Thanks, Anonymous. I wish I could fix everything for everybody, but at least I can share my store.

Anonymous said...

Thank you for this blog. At a time when I am feeling absolutely distraught it has brought comfort to know I am not alone and equally, more sadness, that so many of us have to face such painful decisions.

I was/ still hope to be again in a same sex relationship, with a beautiful woman I had been friends with and whom 18 mths ago shortly after she left a marriage of 20 yrs to a man (they are still best friends) out relationship developed.
She is absolutely my soul mate and I want to spend my life with her. She ticked every box and more except for the one issue, she already has teenage boys, (two of them) and could not face it all again, let alone with additional challenges of same sex relationship raising children.
Yet, I always dreamt I would have a family of my own, and this has been the sole underpinning issue of our troubles which recently led her to end things, although she did not want to do so, she was not willing to tolerate my resentment for her having children.
However, now she is no longer here (we are still talking etc and no nastiness, taking some space now until new yr) in my life I am unbelievably pained and think I have been a fool to chase more and want for more, when I actually had a loving and wonderful partner and 2 amazing potential step kids with whom I have a great rapport.
I still cant see how I will make my peace with either option, but I must work out which pain is the worse. I feel so alone and confused and scared of getting this wrong.
Any advice will be so appreciated.

Sue Fagalde Lick said...

Anonymous,
I think you already know what you want to do, which is get back together with your soul mate. Keep talking. You will have to convince her that you will not resent her; that won't be easy. I hope you can work it out, and I hope other readers will offer you advice.

Anonymous said...

My husband and I have been together since high school. Before we were married, and during the early years of our marriage, if I brought up kids he would say he wanted them "some day."

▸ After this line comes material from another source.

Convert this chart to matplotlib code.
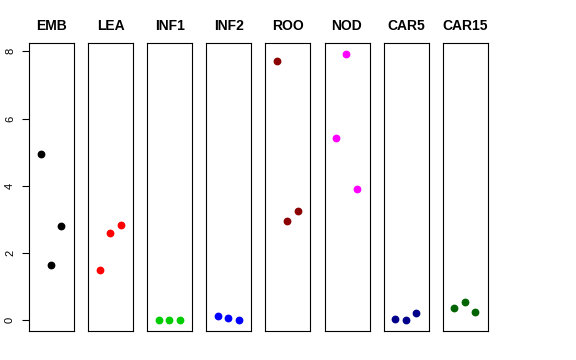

As I approached 35 (and all our friends had their children already), I pretty much put my foot down and "we started trying." Never happened. Fertility treatments (included everything except IV) didn't work. One day I woke up and I was 41 and that was that. Had it been up to me, I would have started trying around age 27. So yes, I blame him for our being childless.

My point is that, sometimes, spouses do change their minds, but in the wrong direction. If your mate doesn't want children from Day 1, and you really do, then you better be prepared to choose one or the other--him (or her), or kids.

The good news is, now that my (former) friends' children have all grown up and left home, their lives have pretty much returned to the same state as my own. So it's 20 years of kids, and then you have a few more people in your life once in a while, plus grandkids occasionally, if they live close by. While being childless was devastating in my 30s and 40s, it is far less of a problem in my 50s, and I am grateful to have what I have.

If you decide to stick with the no-kids mate, and accept that you won't have children, I can't stress enough how important it is to cultivate friendships with other childless individuals/couples.

This will sound awful but, the worst time of my life was spending time with friends and their young children. It was like having my loss made manifest in front of me.

The more you surround yourself with others just like you, the less you feel like an aberration.

That's why, to this day, whenever I'm in a social situation I avoid chatting with young women because they always ask The Question. (Do you have kids?) "No" is pretty much a conversation-ender. Men rarely ask it.

I also want to tell the same-sex poster that I have some very close friends who are lesbians in long-term same-sex relationships, and none of them have children. I honestly think that is part of why we are such good friends--we have lots of other things to talk about.

Sue Fagalde Lick said...

Anon, thank you for this wonderful comment. I totally agree. Readers, take heed.